Djambawa Marawili, a 62-year Aboriginal Australian, brought this own work as well as rare artefacts from his Yolngu people, including a graphic that served as a treaty with white settlers in 1935.
“I can see there are reasons for conflict here. By bringing our art all this way, maybe we can open eyes and minds. Making peace is what we do with art,” Marawili said.
Most references to nearby conflicts are deliberately oblique, and Christov-Bakargiev bristled at art-world criticism the show glosses over Turkey’s current problems. “You shed light on the present by looking at the past,” she said.
A dozen artists examine the massacres of Armenians by Ottoman Turks early in the last century, including Belgian-born Francis Alys’ black-and-white video “The Silence of Ani”, in which children play among the ghostly ruins of Ani, the former seat of the Armenian kingdom, using whistles to imitate the area’s lost bird species.

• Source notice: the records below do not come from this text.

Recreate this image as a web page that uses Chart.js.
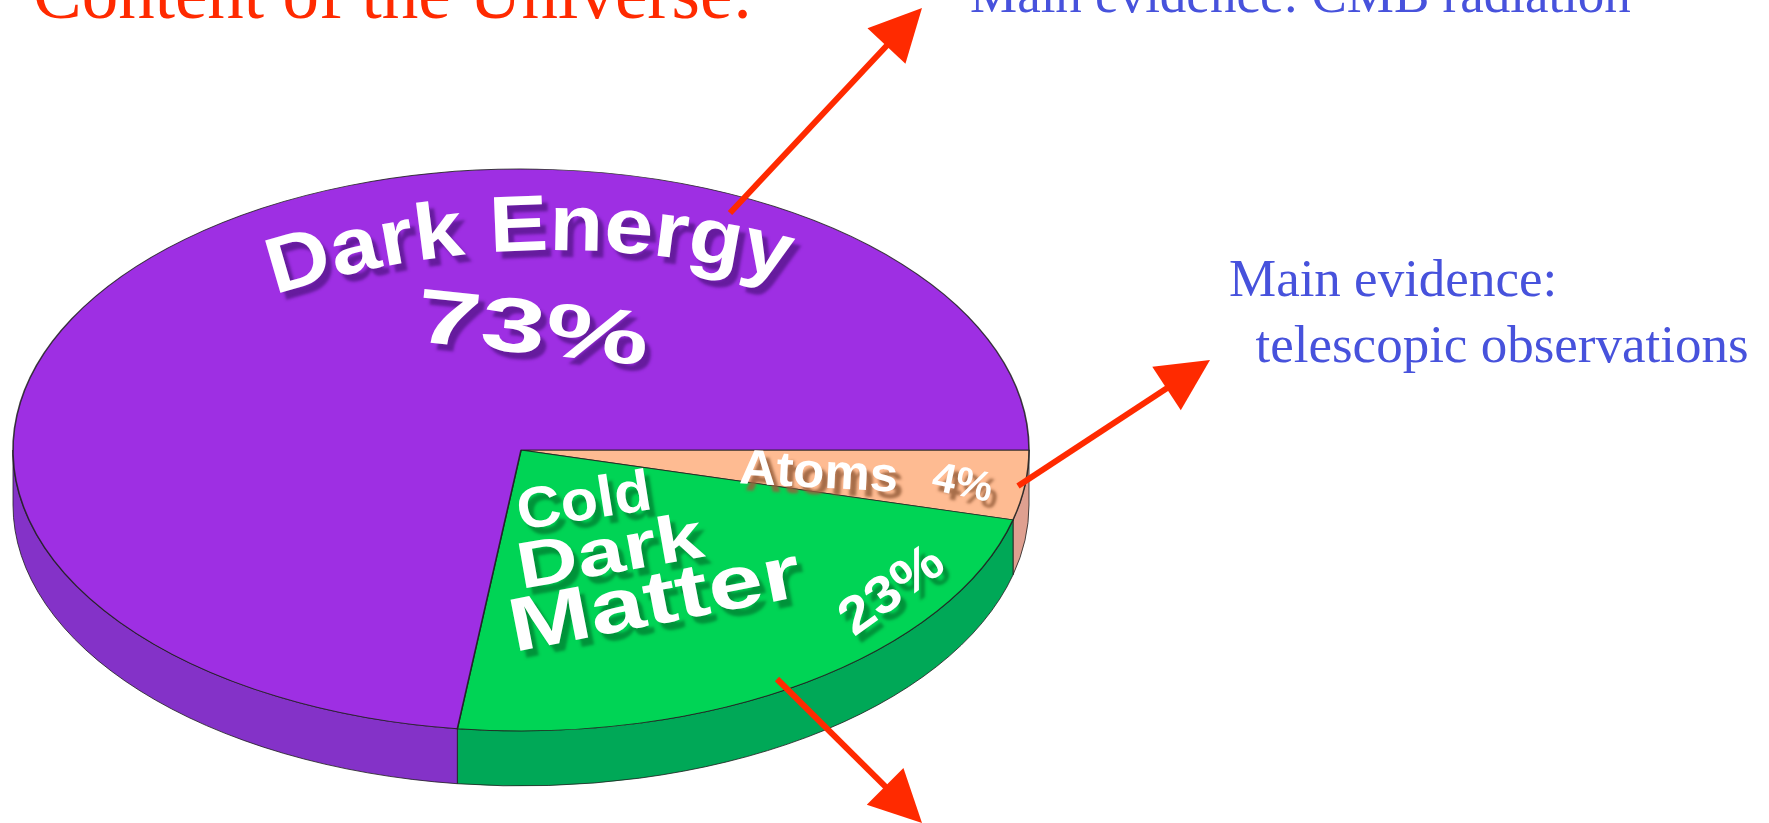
<!DOCTYPE html>
<html>
<head>
<meta charset="utf-8">
<script src="https://cdn.jsdelivr.net/npm/chart.js@4.4.1/dist/chart.umd.min.js"></script>
<style>
  html, body { margin: 0; padding: 0; background: #fff; overflow: hidden; }
  #wrap { position: relative; width: 1769px; height: 823px; }
  canvas { display: block; }
</style>
</head>
<body>
<div id="wrap"><canvas id="universe"></canvas></div>
<script>
// Composition of the universe, in percent
const components = ['Atoms', 'Cold Dark Matter', 'Dark Energy'];
const shares = [4, 23, 73];

// Surface, wall and text-shadow colours per slice
const topColors = ['#FEBB92', '#00D455', '#9E2FE3'];
const sideColors = ['#DFA090', '#00A857', '#8432C8'];
const shadowColors = ['rgba(150,95,60,0.85)', 'rgba(0,140,55,0.9)', 'rgba(95,25,150,0.9)'];

// Annotation texts
const titleText = 'Content of the Universe:';
const cmbText = 'Main evidence: CMB radiation';
const teleLines = ['Main evidence:', '  telescopic observations'];

const TILT = 0.553;   // vertical squash of the disc (tilted view)
const DEPTH = 55;     // thickness of the disc in px
const TWO_PI = Math.PI * 2;

const pct = i => shares[i] + '%';

// Extruded wall + tilted top surface
const disc3d = {
  id: 'disc3d',
  beforeDatasetsDraw(chart) {
    const ctx = chart.ctx;
    const arcs = chart.getDatasetMeta(0).data;
    const cx = arcs[0].x, cy = arcs[0].y;
    const rx = arcs[0].outerRadius, ry = rx * TILT;
    arcs.forEach((arc, i) => {
      const span = arc.endAngle - arc.startAngle;
      const s = ((arc.startAngle % TWO_PI) + TWO_PI) % TWO_PI;
      const e = s + span;
      // only the front half of the rim is visible
      [[0, Math.PI], [TWO_PI, TWO_PI + Math.PI]].forEach(([lo, hi]) => {
        const a = Math.max(s, lo), b = Math.min(e, hi);
        if (b <= a) return;
        ctx.beginPath();
        ctx.ellipse(cx, cy, rx, ry, 0, a, b);
        ctx.lineTo(cx + rx * Math.cos(b), cy + ry * Math.sin(b) + DEPTH);
        ctx.ellipse(cx, cy + DEPTH, rx, ry, 0, b, a, true);
        ctx.closePath();
        ctx.fillStyle = sideColors[i];
        ctx.fill();
        ctx.lineWidth = 1;
        ctx.strokeStyle = 'rgba(30,30,30,0.8)';
        ctx.stroke();
      });
    });
    ctx.save();
    ctx.translate(cx, cy);
    ctx.scale(1, TILT);
    ctx.translate(-cx, -cy);
  },
  afterDatasetsDraw(chart) {
    const ctx = chart.ctx;
    ctx.restore();
    drawSliceLabels(ctx);
    drawAnnotations(ctx);
  }
};

function withShadow(ctx, color, fn) {
  ctx.save();
  ctx.shadowColor = color;
  ctx.shadowOffsetX = 6;
  ctx.shadowOffsetY = 7;
  ctx.shadowBlur = 3;
  fn();
  ctx.restore();
}

function setLabelFont(ctx, size, align) {
  ctx.font = 'bold ' + size + 'px "Liberation Sans", Arial, sans-serif';
  ctx.textAlign = align;
  ctx.textBaseline = 'alphabetic';
  ctx.fillStyle = '#ffffff';
}

// text centred (on its cap height) at x,y, rotated and scaled
function label(ctx, text, x, y, rotDeg, size, sx, sy) {
  ctx.save();
  ctx.translate(x, y);
  ctx.rotate(rotDeg * Math.PI / 180);
  ctx.scale(sx, sy);
  setLabelFont(ctx, size, 'center');
  ctx.fillText(text, 0, size * 0.358);
  ctx.restore();
}

// same, anchored on the left end of the baseline
function labelLeft(ctx, text, x, y, rotDeg, size, sx, sy) {
  ctx.save();
  ctx.translate(x, y);
  ctx.rotate(rotDeg * Math.PI / 180);
  ctx.scale(sx, sy);
  setLabelFont(ctx, size, 'left');
  ctx.fillText(text, 0, 0);
  ctx.restore();
}

// text laid out along a circular arc (centre cx,cy; baseline radius r),
// the middle of the text sitting at angle midDeg from the top
function arcLabel(ctx, text, cx, cy, r, midDeg, size, sy) {
  ctx.save();
  setLabelFont(ctx, size, 'left');
  const widths = [...text].map(ch => ctx.measureText(ch).width);
  const total = widths.reduce((p, q) => p + q, 0);
  let ang = midDeg * Math.PI / 180 - (total / r) / 2;
  [...text].forEach((ch, k) => {
    const w = widths[k];
    const a = ang + (w / 2) / r;
    ctx.save();
    ctx.translate(cx + r * Math.sin(a), cy - r * Math.cos(a));
    ctx.rotate(a);
    ctx.scale(1, sy);
    ctx.fillText(ch, -w / 2, 0);
    ctx.restore();
    ang += w / r;
  });
  ctx.restore();
}

function drawSliceLabels(ctx) {
  const cdm = components[1].split(' ');
  withShadow(ctx, shadowColors[2], () => {
    arcLabel(ctx, components[2], 556, 1150, 900, -1.7, 88, 0.9);
    label(ctx, pct(2), 533, 326, 6, 108, 1.08, 0.71);
  });
  withShadow(ctx, shadowColors[0], () => {
    label(ctx, components[0], 819, 470, 3, 50, 1.02, 0.98);
    label(ctx, pct(0), 963, 481, 12, 42, 1, 1);
  });
  withShadow(ctx, shadowColors[1], () => {
    labelLeft(ctx, cdm[0], 520, 530, -9, 61, 1, 0.95);
    labelLeft(ctx, cdm[1], 521, 589, -10, 82, 1.03, 0.8);
    labelLeft(ctx, cdm[2], 514, 652, -11, 88, 1.12, 0.86);
    label(ctx, pct(1), 890, 588, -36, 58, 1, 0.9);
  });
}

// pointer arrows to the evidence notes
const arrows = [
  { from: [730, 213], to: [922, 8] },
  { from: [1018, 486], to: [1210, 360] },
  { from: [777, 679], to: [922, 823] }
];

function drawArrow(ctx, from, to) {
  const [x0, y0] = from, [x1, y1] = to;
  const ang = Math.atan2(y1 - y0, x1 - x0);
  const head = 52, half = 26;
  const bx = x1 - head * Math.cos(ang), by = y1 - head * Math.sin(ang);
  ctx.save();
  ctx.strokeStyle = '#FF2A00';
  ctx.fillStyle = '#FF2A00';
  ctx.lineWidth = 6;
  ctx.beginPath();
  ctx.moveTo(x0, y0);
  ctx.lineTo(bx + 4 * Math.cos(ang), by + 4 * Math.sin(ang));
  ctx.stroke();
  ctx.beginPath();
  ctx.moveTo(x1, y1);
  ctx.lineTo(bx + half * Math.sin(ang), by - half * Math.cos(ang));
  ctx.lineTo(bx - half * Math.sin(ang), by + half * Math.cos(ang));
  ctx.closePath();
  ctx.fill();
  ctx.restore();
}

function drawAnnotations(ctx) {
  arrows.forEach(a => drawArrow(ctx, a.from, a.to));
  ctx.save();
  ctx.textAlign = 'left';
  ctx.textBaseline = 'alphabetic';
  ctx.fillStyle = '#FF2A00';
  ctx.font = '73px "Liberation Serif", "Times New Roman", serif';
  ctx.fillText(titleText, 33, 18);
  ctx.fillStyle = '#4752DC';
  ctx.font = '53px "Liberation Serif", "Times New Roman", serif';
  ctx.fillText(cmbText, 970, 12);
  ctx.fillText(teleLines[0], 1229, 296);
  ctx.fillText(teleLines[1], 1229, 362);
  ctx.restore();
}

const canvas = document.getElementById('universe');
canvas.width = 1769;
canvas.height = 823;

new Chart(canvas, {
  type: 'pie',
  data: {
    labels: components,
    datasets: [{
      data: shares,
      backgroundColor: topColors,
      borderColor: 'rgba(30,30,30,0.85)',
      borderWidth: 1.6,
      radius: 508,
      clip: false
    }]
  },
  options: {
    responsive: false,
    animation: false,
    events: [],
    rotation: 90,
    layout: { padding: { left: 0, top: 77, right: 727, bottom: 0 } },
    plugins: {
      legend: { display: false },
      tooltip: { enabled: false },
      title: { display: false }
    }
  },
  plugins: [disc3d]
});
</script>
</body>
</html>
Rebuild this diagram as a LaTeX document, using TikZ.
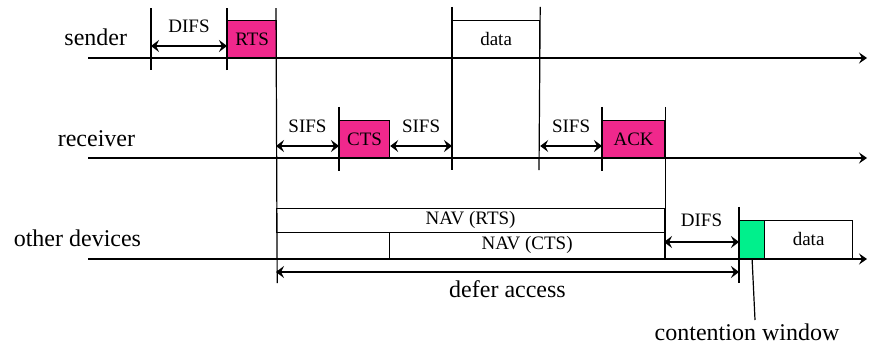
\documentclass[tikz,border=0pt]{standalone}
\usepackage{fontspec}
\setmainfont{Liberation Serif}
\usetikzlibrary{arrows.meta, positioning}
\definecolor{framepink}{RGB}{240,40,140}
\definecolor{cwgreen}{RGB}{0,240,140}

\begin{document}
\begin{tikzpicture}[x=1pt, y=-1pt, line width=1.2pt,
  frame/.style={rectangle, draw, fill=#1, inner sep=0pt, anchor=south west, minimum height=37pt, font=\fontsize{19}{22}\selectfont},
  tick/.style={line width=1.2pt},
  span/.style={{Stealth[length=8pt, width=12pt, inset=3pt]}-{Stealth[length=8pt, width=12pt, inset=3pt]}},
  timeline/.style={-{Stealth[length=8pt, width=11pt, inset=3pt]}},
  biglabel/.style={font=\fontsize{24}{28}\selectfont},
  smalllabel/.style={font=\fontsize{19}{22}\selectfont, inner sep=2pt}]

\useasboundingbox (0,0) rectangle (869,349);

% Stations

\node [biglabel, anchor=base east] (sendertitle) at (131,45) {sender};
\node [biglabel, anchor=base east] (receivertitle) at (139,146) {receiver};
\node [biglabel, anchor=base east] (othertitle) at (145,246) {other devices};

\coordinate (sender) at (88,58);
\coordinate (receiver) at (88,158);
\coordinate (other) at (88,259);

\draw[timeline] (sender) -- ++(779,0);
\draw[timeline] (receiver) -- ++(779,0);
\draw[timeline] (other) -- ++(779,0);

% Frames

\node [frame=framepink, minimum width=49pt] (rts) at (227,58) {RTS};
\node [frame=white, minimum width=87pt] (data) at (452,58) {data};
\node [frame=framepink, minimum width=50pt] (cts) at (339,158) {CTS};
\node [frame=framepink, minimum width=62pt] (ack) at (602,158) {ACK};
\node [frame=white, minimum width=388pt, minimum height=24pt] (navrts) at (276,233) {NAV (RTS)};
\node [frame=white, minimum width=275pt, minimum height=26pt] (navcts) at (389,259) {NAV (CTS)};
\node [frame=cwgreen, minimum width=25pt, minimum height=38pt] (cw) at (739,259) {};
\node [frame=white, minimum width=88pt, minimum height=38pt] (otherdata) at (764,259) {data};

% Ticks

\draw[tick] (151,8) -- (151,70);
\draw[tick] (rts.south west) ++(0,12) -- (227,8);
\draw[tick] (rts.south east) ++(0,225) -- (276,8);
\draw[tick] (data.north west) ++(0,-13) -- (452,170);
\draw[tick] (data.north east) ++(0,-13) -- (539,170);
\draw[tick] (cts.north west) ++(0,-13) -- (339,171);
\draw[tick] (ack.north west) ++(0,-13) -- (602,171);
\draw[tick] (ack.north east) ++(0,-13) -- (navcts.south east);
\draw[tick] (cw.north west) ++(0,-13) -- (739,283);

% Spacings

\coordinate (difsa) at (151,46);
\coordinate (difsb) at (rts.west |- difsa);
\draw[span] (difsa) -- (difsb) node[midway, above=11pt, smalllabel] (difstop) {DIFS};

\coordinate (sifsa) at (276,146);
\coordinate (sifsb) at (cts.west |- sifsa);
\draw[span] (sifsa) -- (sifsb) node[midway, above=11pt, smalllabel] (sifsone) {SIFS};

\coordinate (sifsc) at (cts.east |- sifsa);
\coordinate (sifsd) at (data.west |- sifsa);
\draw[span] (sifsc) -- (sifsd) node[midway, above=11pt, smalllabel] (sifstwo) {SIFS};

\coordinate (sifse) at (data.east |- sifsa);
\coordinate (sifsf) at (ack.west |- sifsa);
\draw[span] (sifse) -- (sifsf) node[midway, above=11pt, smalllabel] (sifsthree) {SIFS};

\coordinate (difsc) at (664,242);
\coordinate (difsd) at (cw.west |- difsc);
\draw[span] (difsc) -- (difsd) node[midway, above=13pt, smalllabel] (difsbottom) {DIFS};

\coordinate (defera) at (276,272);
\coordinate (deferb) at (cw.west |- defera);
\draw[span] (defera) -- (deferb) node[midway, below=5pt, biglabel] (defer) {defer access};

% Contention window

\coordinate (cwend) at (755,320);
\draw (cw.south) -- (cwend);
\node [biglabel, below=0pt of cwend, xshift=-8pt] (cwtitle) {contention window};

\end{tikzpicture}
\end{document}
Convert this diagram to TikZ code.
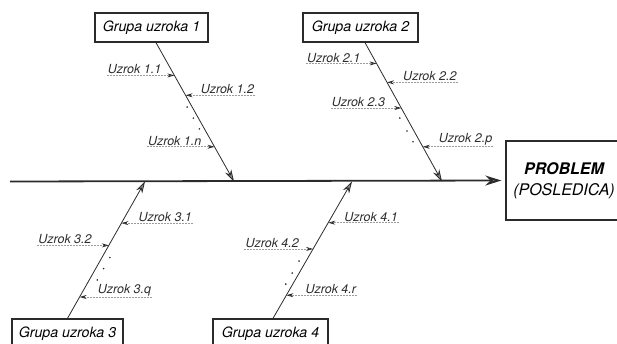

In “The Flesh Is Yours, the Bones Are Ours,” American artist Michael Rakowitz, whose roots are Jewish Iraqi, uses art-nouveau plaster friezes moulded by apprentices of Istanbul’s long-gone Armenian and Greek artisans. He then incorporates the real excavated bones of stray dogs that were rounded up and deported to an Istanbul island where they starved to death in 1910.
The episode foretells the expulsion of Armenians and Greeks in ensuing years. The work is in a former Greek primary school.
“Traces of fingers and hands that have borne silent witness to what has happened in the city from buildings that survived -that is something very hopeful and resilient,” Rakowitz said.
The pearl of the show is the island of Buyukada, an hour’s ferry away, where horse-drawn carriages shuttle art goers to crumbling Victorian homes for a rare peek inside, including where exiled Trotsky wrote “History of the Russian Revolution”.